I’m not going to make a laboured link between the play and the report that we put out last night on the situation in Tibet – other than to say that they’re both set in (roughly) the same part of the world. But as the Olympic torch heads to Tibet, over a thousand protesters who were detained during the March protests in Tibet are still unaccounted for – and given the Chinese authorities’ record of treating prisoners, this is serious cause for concern. Here’s what CNN had to say about it.
I’ve got no problem with China hosting the Olympics – in fact I think it could be a really good thing – but people have got to kick up a stink (which you can do right here!) when the government throws anyone who disagrees with them in jail. Otherwise it simply sends out a message that the rest of the world doesn’t mind.

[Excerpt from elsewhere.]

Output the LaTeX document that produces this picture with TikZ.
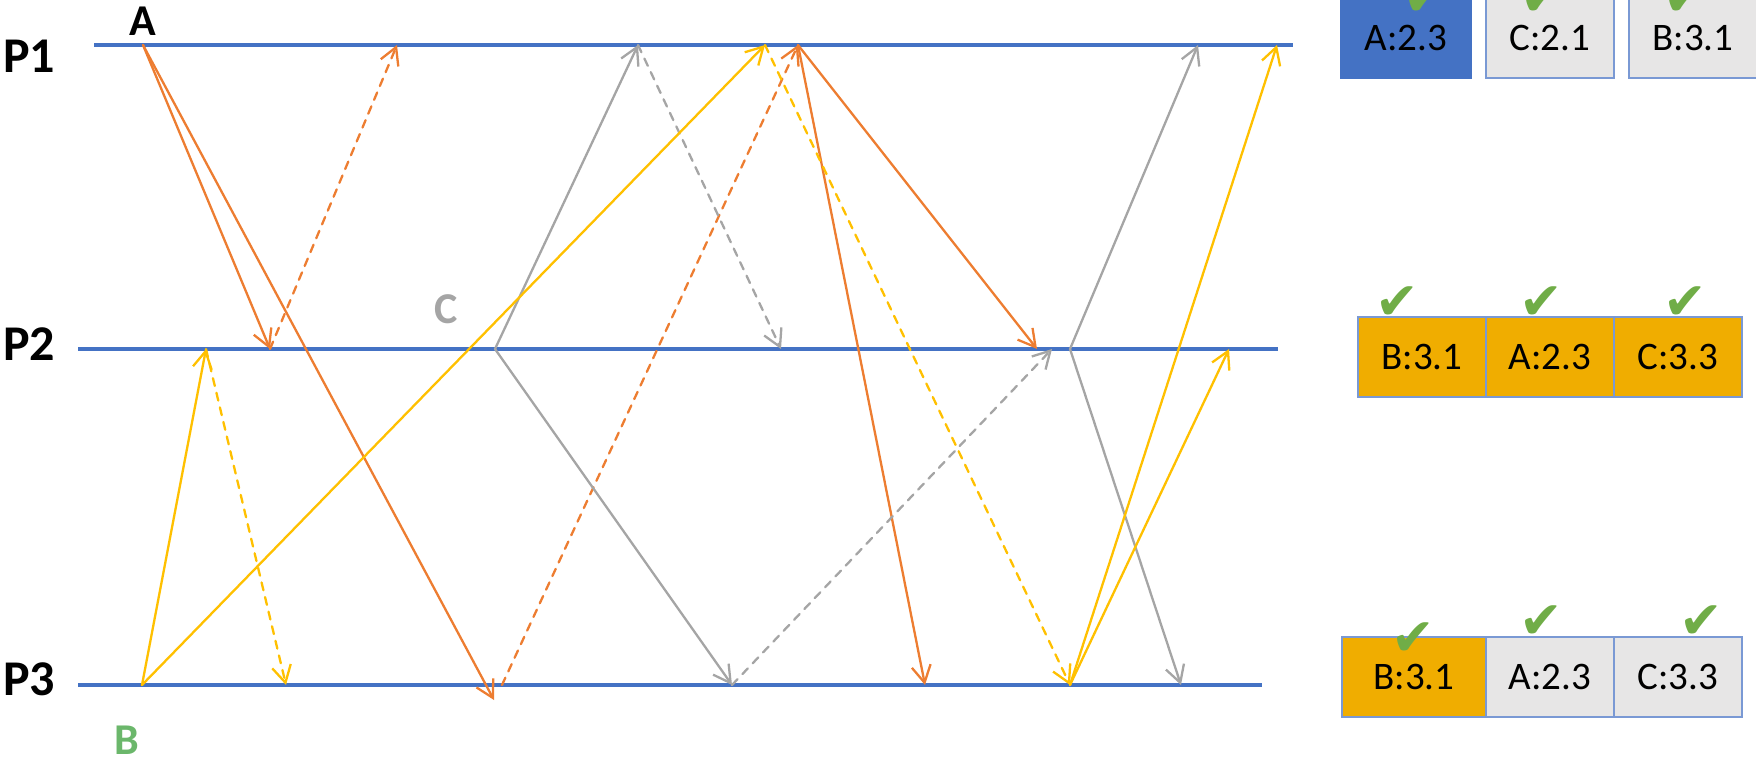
\documentclass[tikz,border=0pt]{standalone}
\usepackage{fontspec}
\setmainfont{Carlito}
\newfontfamily\checkfont{DejaVu Sans}
\usetikzlibrary{arrows.meta}
\definecolor{lineblue}{RGB}{68,114,196}
\definecolor{msgorange}{RGB}{237,125,49}
\definecolor{msggray}{RGB}{165,165,165}
\definecolor{msgyellow}{RGB}{255,192,0}
\definecolor{cellgold}{RGB}{240,173,0}
\definecolor{cellgray}{RGB}{231,230,230}
\definecolor{cellborder}{RGB}{122,153,212}
\definecolor{checkgreen}{RGB}{112,173,71}
\definecolor{labelgreen}{RGB}{107,183,107}

\begin{document}
\begin{tikzpicture}[x=1pt,y=-1pt]
\tikzset{
  timeline/.style={draw=lineblue,line width=4pt},
  msgline/.style={line width=2.3pt,line cap=round,-{Straight Barb[length=17pt,width=19pt]}},
  msgdash/.style={msgline,dash pattern=on 8pt off 7pt},
  proclabel/.style={font=\fontsize{50}{50}\selectfont\bfseries,inner sep=0pt},
  evlabel/.style={font=\fontsize{44}{44}\selectfont\bfseries,inner sep=0pt},
  cell/.style={rectangle,draw=cellborder,line width=1.5pt,minimum height=80pt,inner sep=0pt,font=\fontsize{39}{39}\selectfont},
  okmark/.style={font=\checkfont\fontsize{52}{52}\selectfont,text=checkgreen,inner sep=0pt}
}
\useasboundingbox (0,0) rectangle (1756,759);
\clip (0,0) rectangle (1756,759);

% process lines
\coordinate (p1_l) at (94,45);
\coordinate (p1_r) at (1293,45);
\coordinate (p2_l) at (78,349);
\coordinate (p2_r) at (1278,349);
\coordinate (p3_l) at (78,685);
\coordinate (p3_r) at (1262,685);
\draw[timeline] (p1_l) -- (p1_r);
\draw[timeline] (p2_l) -- (p2_r);
\draw[timeline] (p3_l) -- (p3_r);

\node[proclabel] (lab_P1) at (29,56) {P1};
\node[proclabel] (lab_P2) at (29,344) {P2};
\node[proclabel] (lab_P3) at (29,679) {P3};
\node[evlabel] (lab_A) at (143,21) {A};
\node[evlabel,text=msggray] (lab_C) at (446,309) {C};
\node[evlabel,text=labelgreen] (lab_B) at (127,740) {B};

% events
\coordinate (p1_a) at (143,45);
\coordinate (p1_o1) at (397,45);
\coordinate (p1_g1) at (638,45);
\coordinate (p1_y1) at (765,45);
\coordinate (p1_o2) at (798,45);
\coordinate (p1_g2) at (1198,45);
\coordinate (p1_y2) at (1277,45);
\coordinate (p2_y1) at (206,349);
\coordinate (p2_o1) at (270,349);
\coordinate (p2_c) at (495,349);
\coordinate (p2_g1) at (781,349);
\coordinate (p2_o2) at (1037,349);
\coordinate (p2_g2) at (1052,349);
\coordinate (p2_g3) at (1070,349);
\coordinate (p2_y2) at (1229,349);
\coordinate (p3_b) at (142,685);
\coordinate (p3_y1) at (286,685);
\coordinate (p3_o1) at (494,700);
\coordinate (p3_o1s) at (502,685);
\coordinate (p3_g1) at (732,685);
\coordinate (p3_o2) at (925,685);
\coordinate (p3_y2) at (1070,685);
\coordinate (p3_g2) at (1181,685);

% A
\draw[msgline,msgorange] (p1_a) -- (p2_o1);
\draw[msgline,msgorange] (p1_a) -- (p3_o1);
\draw[msgdash,msgorange] (p2_o1) -- (p1_o1);
\draw[msgdash,msgorange] (p3_o1s) -- (p1_o2);
\draw[msgline,msgorange] (p1_o2) -- (p3_o2);
\draw[msgline,msgorange] (p1_o2) -- (p2_o2);
% C
\draw[msgline,msggray] (p2_c) -- (p1_g1);
\draw[msgline,msggray] (p2_c) -- (p3_g1);
\draw[msgdash,msggray] (p1_g1) -- (p2_g1);
\draw[msgdash,msggray] (p3_g1) -- (p2_g2);
\draw[msgline,msggray] (p2_g3) -- (p1_g2);
\draw[msgline,msggray] (p2_g3) -- (p3_g2);
% B
\draw[msgline,msgyellow] (p3_b) -- (p2_y1);
\draw[msgline,msgyellow] (p3_b) -- (p1_y1);
\draw[msgdash,msgyellow] (p2_y1) -- (p3_y1);
\draw[msgdash,msgyellow] (p1_y1) -- (p3_y2);
\draw[msgline,msgyellow] (p3_y2) -- (p1_y2);
\draw[msgline,msgyellow] (p3_y2) -- (p2_y2);

% queues
\node[cell,fill=lineblue,draw=lineblue,minimum width=130pt] (q1_a) at (1406,38) {A:2.3};
\node[cell,fill=cellgray,minimum width=128pt] (q1_c) at (1550,38) {C:2.1};
\node[cell,fill=cellgray,minimum width=128pt] (q1_b) at (1693,38) {B:3.1};
\node[cell,fill=cellgold,minimum width=128pt] (q2_b) at (1422,357) {B:3.1};
\node[cell,fill=cellgold,minimum width=128pt] (q2_a) at (1550,357) {A:2.3};
\node[cell,fill=cellgold,minimum width=128pt] (q2_c) at (1678,357) {C:3.3};
\node[cell,fill=cellgold,minimum width=144pt] (q3_b) at (1414,677) {B:3.1};
\node[cell,fill=cellgray,minimum width=128pt] (q3_a) at (1550,677) {A:2.3};
\node[cell,fill=cellgray,minimum width=128pt] (q3_c) at (1678,677) {C:3.3};

\node[okmark] (ok1_a) at (1425,-1) {✔};
\node[okmark] (ok1_c) at (1542,-1) {✔};
\node[okmark] (ok1_b) at (1685,-1) {✔};
\node[okmark] (ok2_b) at (1397,303) {✔};
\node[okmark] (ok2_a) at (1541,303) {✔};
\node[okmark] (ok2_c) at (1685,303) {✔};
\node[okmark] (ok3_b) at (1413,639) {✔};
\node[okmark] (ok3_a) at (1541,622) {✔};
\node[okmark] (ok3_c) at (1701,622) {✔};
\end{tikzpicture}
\end{document}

Meanwhile, the situation in Zimbabwe appears to be going from bad to worse (via ‘very bad’). Millions are going hungry, the government has kicked out the aid agencies so it can manipulate food supplies to get votes, and violence against opposition supporters and activists just seems to get worse and worse, as the Guardian details here.
And from the appalling to the ridiculous… I used to play football with Matt Weaver who wrote that Guardian piece. He was pretty good as I recall. I am itching for the start of the Euro 2008 semi-final tonight, which pitches Portugal (my office sweepstake team) against Germany (Rob Shuster’s from office management). For once I’ll be hoping to see Ronaldo with a big smirk on his face at the end of 90 minutes.